> Datum: Tue, 28 Feb 2012 11:47:43 +0100
> Von: Stephen Butler <[email protected]>
Thank you for the quick answer.
> But it also has disadvantages:
>
> - Runaway repository growth. Object files and .jar files don't compress
> as well as text. If you bust a hard limit for your repository disk space,
> your IT service provider might force you to pay a drastic penalty.
This is what I am afraid of; see also below ("representation-sharing")

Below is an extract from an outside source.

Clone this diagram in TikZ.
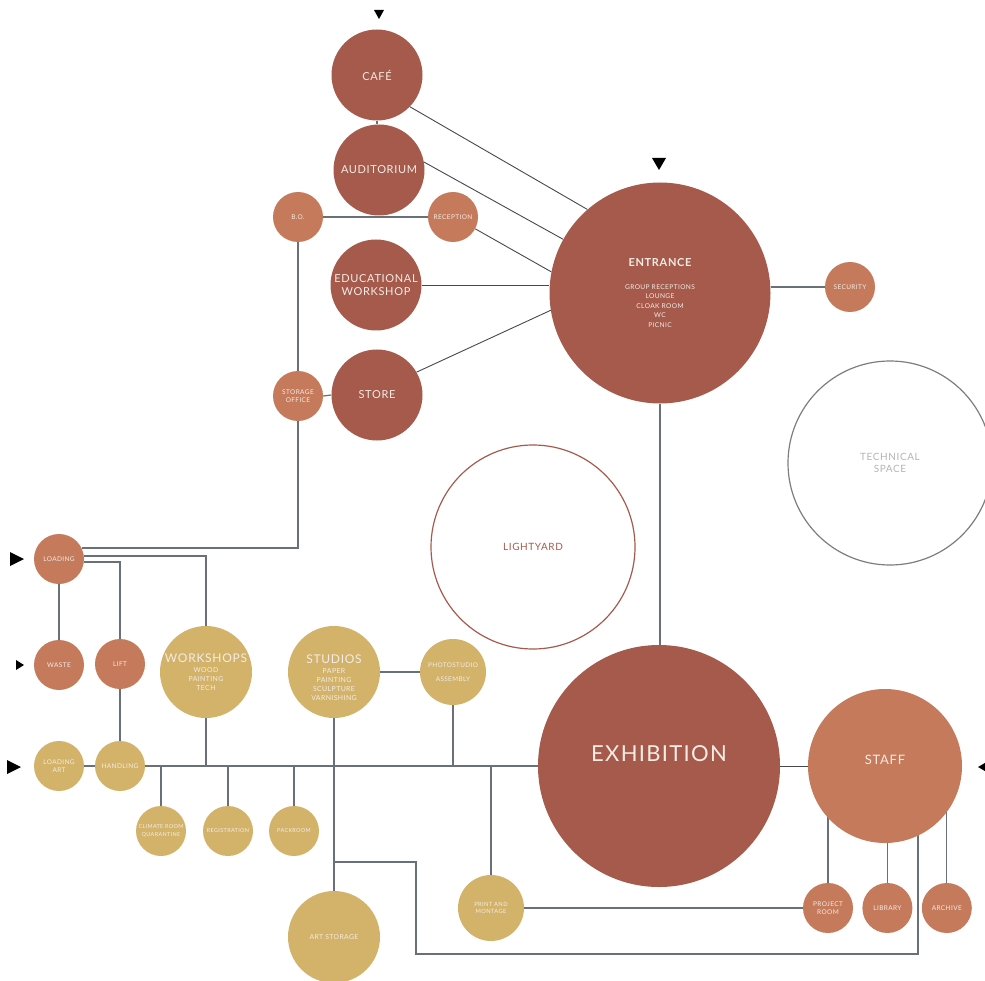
\documentclass[tikz,border=0pt]{standalone}
\usepackage{fontspec}
\setmainfont{Lato}[LetterSpace=6]
\usepackage{tikz}
\usetikzlibrary{positioning,backgrounds,calc}
\definecolor{brick}{HTML}{A55A4C}
\definecolor{clay}{HTML}{C47A5B}
\definecolor{ochre}{HTML}{D3B36A}
\definecolor{paper}{HTML}{F4ECE5}
\definecolor{wire}{HTML}{6A7078}
\definecolor{spokecol}{HTML}{45484D}
\definecolor{rim}{HTML}{7D7D7D}
\definecolor{mist}{HTML}{B4B4B4}
\tikzset{
    room/.style={
        circle,
        inner sep=0pt,
        minimum size=#1,
        align=center,
        text=paper
    },
    hall/.style={room=91, fill=brick, font=\fontsize{11}{13}\selectfont},
    desk/.style={room=50, fill=clay, font=\fontsize{6.5}{8.5}\selectfont},
    lab/.style={room=92, fill=ochre, font=\fontsize{6.9}{9.2}\selectfont},
    bay/.style={room=50, fill=ochre, font=\fontsize{6.5}{8.5}\selectfont},
    void/.style={room=204, draw, line width=1.2pt, font=\fontsize{10}{12}\selectfont},
    link/.style={draw=wire, line width=1.2pt},
    spoke/.style={draw=spokecol, line width=0.9pt}
}
\newcommand{\roomhead}[1]{{\fontsize{12}{14}\selectfont #1}}
\newcommand{\tiptxt}[1]{{\fontsize{5.5}{7}\selectfont #1}}

\begin{document}
\begin{tikzpicture}[x=1pt, y=-1pt]
    \useasboundingbox (0,0) rectangle (985,981);
    % public wing
    \node[hall] (cafe) at (377,75) {CAFÉ};
    \node[hall] (auditorium) at (379,170) {AUDITORIUM};
    \node[hall] (edu) at (376,285) {EDUCATIONAL\\WORKSHOP};
    \node[hall] (store) at (377,395) {STORE};
    \node[desk] (bo) at (298,217) {B.O.};
    \node[desk] (reception) at (453,217) {RECEPTION};
    \node[desk] (storage) at (298,396) {STORAGE\\OFFICE};
    \node[room=221, fill=brick, font=\fontsize{6.6}{9.5}\selectfont] (entrance) at (660,293)
        {{\fontsize{11}{13}\selectfont\bfseries ENTRANCE}\\[13pt]GROUP RECEPTIONS\\LOUNGE\\CLOAK ROOM\\WC\\PICNIC};
    \node[desk] (security) at (850,287) {SECURITY};
    \node[void, draw=rim, text=mist] (technical) at (890,463) {TECHNICAL\\SPACE};
    \node[void, draw=brick, text=brick] (lightyard) at (533,547) {LIGHTYARD};
    % exhibition and staff
    \node[room=242, fill=brick,
        label={[text=paper, font=\fontsize{22}{24}\selectfont, yshift=12pt]center:EXHIBITION}]
        (exhibition) at (659,766) {};
    \node[room=154, fill=clay,
        label={[text=paper, font=\fontsize{13}{15}\selectfont, yshift=6pt]center:STAFF}]
        (staff) at (885,766) {};
    \node[desk] (project) at (828,908) {PROJECT\\ROOM};
    \node[desk, right=9pt of project] (library) {LIBRARY};
    \node[desk, right=9pt of library] (archive) {ARCHIVE};
    % art handling wing
    \node[desk] (loading) at (59,559) {LOADING};
    \node[desk] (waste) at (59,665) {WASTE};
    \node[desk] (lift) at (120,664) {LIFT};
    \node[lab] (workshops) at (206,672) {\roomhead{WORKSHOPS}\\[1pt]WOOD\\PAINTING\\TECH};
    \node[lab] (studios) at (334,672) {\rule{0pt}{20pt}\roomhead{STUDIOS}\\[1pt]PAPER\\PAINTING\\SCULPTURE\\VARNISHING};
    \node[room=66, fill=ochre, font=\fontsize{6.4}{8.5}\selectfont] (photo) at (453,672) {PHOTOSTUDIO\\[5pt]ASSEMBLY};
    \node[bay] (loadart) at (59,766) {LOADING\\ART};
    \node[bay] (handling) at (120,766) {HANDLING};
    \node[bay] (climate) at (161,831) {\tiptxt{CLIMATE ROOM}\\[-1pt]\tiptxt{QUARANTINE}};
    \node[bay] (registration) at (228,831) {\tiptxt{REGISTRATION}};
    \node[bay] (packroom) at (294,831) {\tiptxt{PACKROOM}};
    \node[room=92, fill=ochre, font=\fontsize{6.8}{8}\selectfont] (artstore) at (334,937) {ART STORAGE};
    \node[room=66, fill=ochre, font=\fontsize{5.8}{7}\selectfont] (print) at (491,908) {PRINT AND\\MONTAGE};
    \coordinate (bendA) at (416,862);
    \coordinate (bendB) at (918,954);

    % entry marks
    \fill (379,19) -- (374,10) -- (384,10) -- cycle;
    \fill (659,170) -- (652,158) -- (666,158) -- cycle;
    \fill (24,559) -- (10,552) -- (10,566) -- cycle;
    \fill (24,665) -- (16,660) -- (16,670) -- cycle;
    \fill (21,767) -- (7,760) -- (7,774) -- cycle;
    \fill (978,767) -- (990,760) -- (990,774) -- cycle;

    \begin{scope}[on background layer]
        \draw[spoke] (cafe.-44) -- (entrance.131);
        \draw[spoke] (auditorium.10) -- (entrance.151);
        \draw[spoke] (reception.-28) -- (entrance.169);
        \draw[spoke] (edu.east) -- (edu.east -| entrance.west);
        \draw[spoke] (store.30) -- (entrance.-171);
        \draw[link] (cafe.south) -- (cafe.south |- auditorium.north);
        \draw[link] (bo.east) -- (reception.west);
        \draw[link] (bo.south) -- (storage.north);
        \draw[link] (storage.east) -- (store.west);
        \draw[link] (storage.south) |- (loading.26);
        \draw[link] (loading.7) -| (workshops.north);
        \draw[link] (loading.-7) -| (lift.north);
        \draw[link] (loading.south) -- (waste.north);
        \draw[link] (lift.south) -- (handling.north);
        \draw[link] (loadart.east) -- (handling.west);
        \draw[link] (handling.east) -- (handling.east -| exhibition.west);
        \draw[link] (workshops.south) -- (workshops.south |- handling.east);
        \draw[link] (climate.north) -- (climate.north |- handling.east);
        \draw[link] (registration.north) -- (registration.north |- handling.east);
        \draw[link] (packroom.north) -- (packroom.north |- handling.east);
        \draw[link] (studios.south) -- (artstore.north);
        \draw[link] (studios.east) -- (photo.west);
        \draw[link] (photo.south) -- (photo.south |- handling.east);
        \draw[link] (print.north) -- (print.north |- handling.east);
        \draw[link] (print.east) -- (project.west);
        \draw[link] (entrance.south) -- (entrance.south |- exhibition.north);
        \draw[link] (security.west) -- (security.west -| entrance.east);
        \draw[spoke] (exhibition.east) -- (staff.west);
        \draw[link] (project.north) -- (project.north |- staff.center);
        \draw[link] (library.north) -- (library.north |- staff.center);
        \draw[link] (archive.north) -- (archive.north |- staff.center);
        \draw[link] (studios.south |- bendA) -- (bendA) |- (bendB) -- (bendB |- staff.center);
    \end{scope}
\end{tikzpicture}
\end{document}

> - Slower checkouts, updates, and merges due to working copy size
To prevent this, we can make a suitable seperation of binaries and sources in
the directory tree.
> Also, you'll miss the features of language-specific dep-mgt tools, which
> have a lot of sanity checks built in. A few examples:
>
> Java: Maven
> Python: virtualenv + pip
> Ruby: bundler + gem
We use C++.
> > How good does subversion make diffs of object code?
>
> By default, 'svn diff' skips binary files. You can customize it to use
> another
> program to display diffs for, say, "*.o" file.
This we do not need.
> There's a quick summary of binary-file handling here:
>
> http://svnbook.red-bean.com/en/1.7/svn.forcvs.binary-and-trans.html
>
> On the server side, Subversion stores files using a binary diff algorithm,
> and has a "representation-sharing" feature for avoiding redundant data
> storage.
Acutually this "representation-sharing" was my question. How good does it work
for compiled C++ code? How much does the repository typically grow?
> > What better options for sharing versions of object fils are available?
>
> That depends on your programming language.